Posted by farkandfunk on March 7, 2008

I’ll try to make this a regular weekly/fortnightly column, a slightly serious one. Every now and then , all of us have this moment of inspiration, this idea that comes out of nowhere. We have this sudden social responsibility, the need to feel like the hero from Shankar movies. This could happen at any moment – a walk in the park, a ride in the auto, sitting on the pot etc.

Well , I heard once that behind a bunch of very screwed up ideas lies the beginning of the great one (now don’t go extrapolating it to men-women you twisted folks). So let it begin. I’m going to share a few thoughts and keep it open ended. I’d love to hear your comments, modifications , improvements on them. Do spread the kind word and lets try to get as many new perspectives as we can! Of course they might sound insanely crazy , but what the heck! In future we might see variations on the same, and if that’s the case, I’d like to be the first to trademark it right here. Y’all are the proof. Just don’t shoot me if this has already been done.

This edition deals with the the basic needs of mobility and transportation in an increasingly crowded and chaotic place.

1. Buildings as part of road networks.

This one’s a wild one. Imagine if we were to design this big satellite town. What if all the major buildings, malls, apartments etc effectively start from 2-3 floors up , with a huge gap that is the ground floor? The ground floor are part of our road network all over the place. Vehicles can take turns THROUGH buildings!!!! Friggin weird isn’t it?? The 3rd floor of the buildings onwards – there are multi level car parks, generator area, air conditioning area, and what not- what we typically have on the basement level now. Thus, the ground level of the building would have nothing but support structures, and an area for ramps, lifts for pedestrians etc, the rest of the base would just have the continuation of the roads. This would help network our roads better, free turns , free flowing traffic. From the road, there will be 1 ramp to the 2nd floor of the building for cars that need parking in the building, and cars coming out. Sort of like this (a very very quick paintshop work,so dont blame me :

Future Buildings in my satellite town
2.I was thinking that a BMP or other such municipalities can implement something like this to encourage walk-to-work or use less cars policy.

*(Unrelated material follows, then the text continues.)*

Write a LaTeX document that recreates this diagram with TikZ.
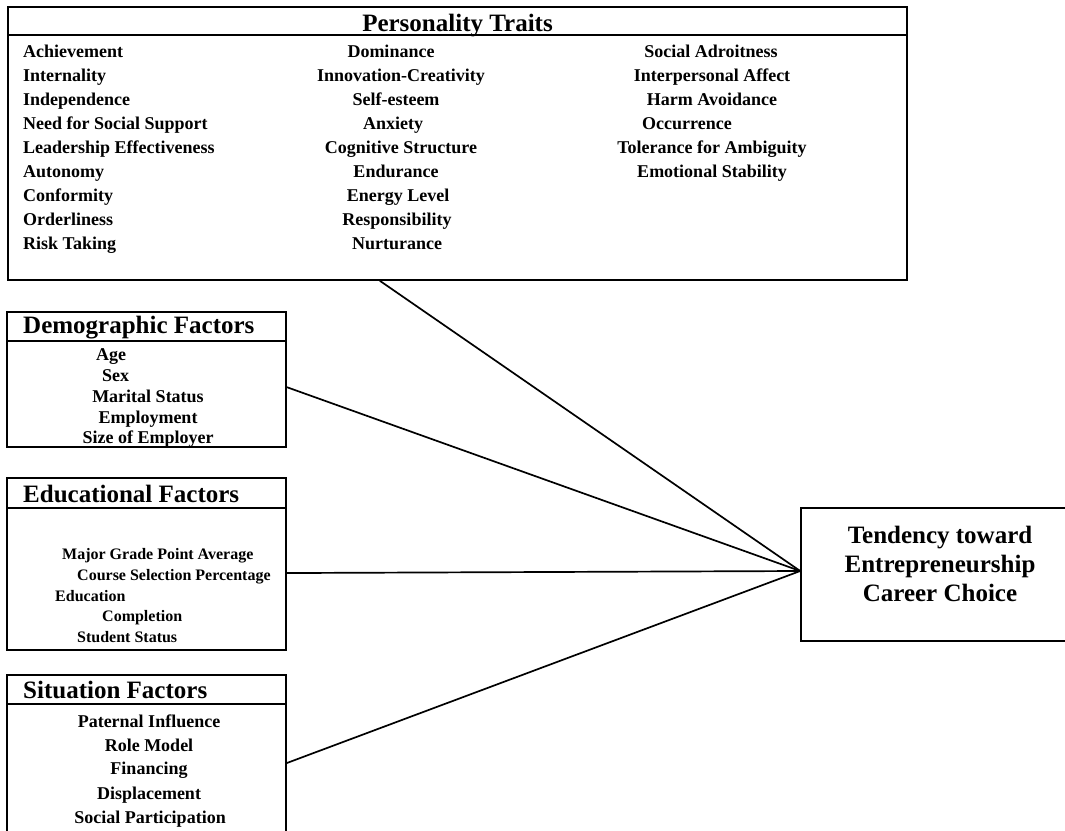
\documentclass[tikz,border=0pt]{standalone}
\usepackage{fontspec}
\setmainfont{Liberation Serif}
\usetikzlibrary{calc}
\tikzset{
  box/.style={draw, line width=1.6pt, inner sep=0pt, rectangle},
  sep/.style={line width=1.6pt},
  conn/.style={line width=1.7pt},
  itm/.style={font=\fontsize{18}{21}\selectfont\bfseries, inner sep=0pt, anchor=base},
  itmw/.style={font=\fontsize{18}{21}\selectfont\bfseries, inner sep=0pt, anchor=base west},
  itms/.style={font=\fontsize{16}{19}\selectfont\bfseries, inner sep=0pt, anchor=base west},
  ttl/.style={font=\fontsize{25}{29}\selectfont\bfseries, inner sep=0pt, anchor=base west},
  ttlc/.style={font=\fontsize{25}{29}\selectfont\bfseries, inner sep=0pt, anchor=base}
}
\begin{document}
\begin{tikzpicture}[x=1pt,y=-1pt]
\useasboundingbox (0,0) rectangle (1065,830);
\clip (0,0) rectangle (1065,830);
\fill[white] (0,0) rectangle (1065,830);

% boxes
\node[box, minimum width=899pt, minimum height=273pt] (pers) at (457.5,143.5) {};
\node[box, minimum width=279pt, minimum height=135pt] (demo) at (146.5,379.5) {};
\node[box, minimum width=279pt, minimum height=172pt] (edu) at (146.5,564) {};
\node[box, minimum width=279pt, minimum height=175pt] (sit) at (146.5,762.5) {};
\node[box, minimum width=278pt, minimum height=133pt] (tend) at (940,574.5) {};

% separators
\draw[sep] ($(pers.north west)+(0,29)$) -- ($(pers.north east)+(0,29)$);
\draw[sep] ($(demo.north west)+(0,30)$) -- ($(demo.north east)+(0,30)$);
\draw[sep] ($(edu.north west)+(0,31)$) -- ($(edu.north east)+(0,31)$);
\draw[sep] ($(sit.north west)+(0,30)$) -- ($(sit.north east)+(0,30)$);

% titles
\node[ttlc] (perst) at (457.5,31) {Personality Traits};
\node[ttl] (demot) at (23,333) {Demographic Factors};
\node[ttl] (edut) at (23,502) {Educational Factors};
\node[ttl] (sitt) at (23,698) {Situation Factors};

% personality column 1
\node[itmw] (p11) at (23,57) {Achievement};
\node[itmw] (p12) at (23,81) {Internality};
\node[itmw] (p13) at (23,105) {Independence};
\node[itmw] (p14) at (23,129) {Need for Social Support};
\node[itmw] (p15) at (23,153) {Leadership Effectiveness};
\node[itmw] (p16) at (23,177) {Autonomy};
\node[itmw] (p17) at (23,201) {Conformity};
\node[itmw] (p18) at (23,225) {Orderliness};
\node[itmw] (p19) at (23,249) {Risk Taking};

% personality column 2
\node[itm] (p21) at (391,57) {Dominance};
\node[itm] (p22) at (401,81) {Innovation-Creativity};
\node[itm] (p23) at (396,105) {Self-esteem};
\node[itm] (p24) at (393,129) {Anxiety};
\node[itm] (p25) at (401,153) {Cognitive Structure};
\node[itm] (p26) at (396,177) {Endurance};
\node[itm] (p27) at (398,201) {Energy Level};
\node[itm] (p28) at (397,225) {Responsibility};
\node[itm] (p29) at (397,249) {Nurturance};

% personality column 3
\node[itm] (p31) at (711,57) {Social Adroitness};
\node[itm] (p32) at (712,81) {Interpersonal Affect};
\node[itm] (p33) at (712,105) {Harm Avoidance};
\node[itmw] (p34) at (642,129) {Occurrence};
\node[itm] (p35) at (712,153) {Tolerance for Ambiguity};
\node[itm] (p36) at (712,177) {Emotional Stability};

% demographic
\node[itmw] (d1) at (96,360) {Age};
\node[itmw] (d2) at (102,381) {Sex};
\node[itm] (d3) at (148,402) {Marital Status};
\node[itm] (d4) at (148,423) {Employment};
\node[itm] (d5) at (148,443) {Size of Employer};

% educational
\node[itms] (e1) at (62,559) {Major Grade Point Average};
\node[itms] (e2) at (77,580) {Course Selection Percentage};
\node[itms] (e3) at (55,601) {Education};
\node[itms] (e4) at (102,621) {Completion};
\node[itms] (e5) at (77,642) {Student Status};

% situation
\node[itm] (s1) at (149,727) {Paternal Influence};
\node[itm] (s2) at (149,751) {Role Model};
\node[itm] (s3) at (149,774) {Financing};
\node[itm] (s4) at (149,799) {Displacement};
\node[itm] (s5) at (150,823) {Social Participation};

% outcome text
\node[ttlc] (t1) at (940,543) {Tendency toward};
\node[ttlc] (t2) at (940,572) {Entrepreneurship};
\node[ttlc] (t3) at (940,601) {Career Choice};

% connectors
\coordinate (conv) at ($(tend.north west)!0.474!(tend.south west)$);
\draw[conn] ($(pers.south west)!0.4138!(pers.south east)$) -- (conv);
\draw[conn] ($(demo.north east)!0.556!(demo.south east)$) -- (conv);
\draw[conn] ($(edu.north east)!0.552!(edu.south east)$) -- (conv);
\draw[conn] ($(sit.north east)!0.503!(sit.south east)$) -- (conv);
\end{tikzpicture}
\end{document}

a. Neighbourhood-Work-Areas

Create small office spaces or areas in collaboration with a slew of companies, and encourage the employees living in that area to use this office space. Networking, access, security will be a challenge but still its a thought. If you notice – there are lots of places where you can go pay your water bills, electricity bills at one point. That is what i had in mind. What if the government actively participates in designing the corporate working environment as part of the whole ecosystem? That’s what I’m driving it.

b. Incentives for good Samaritans :

Create a process to incentivize walk-to-work or public-transport-use for corporate folks. Maybe something like amounting to tax reduction. The checks could be like bus-pass swipe cards on a daily basis , and other such simple documentation

c. Innovate services offered by the public transport.
I’m sure many of you guys know that the Bangalore volvos are actually quite decent, and that you can sms to a number and find out where the position of the next bus is. For all those who don’t know how to use it , click here.

That’s a “pull”based system. How about a “push” based system. Go to the organizations, and the interested employees are automatically registered for an SMS update system which will send you an SMS on the bus that YOU ARE interested in , in your route on a daily basis.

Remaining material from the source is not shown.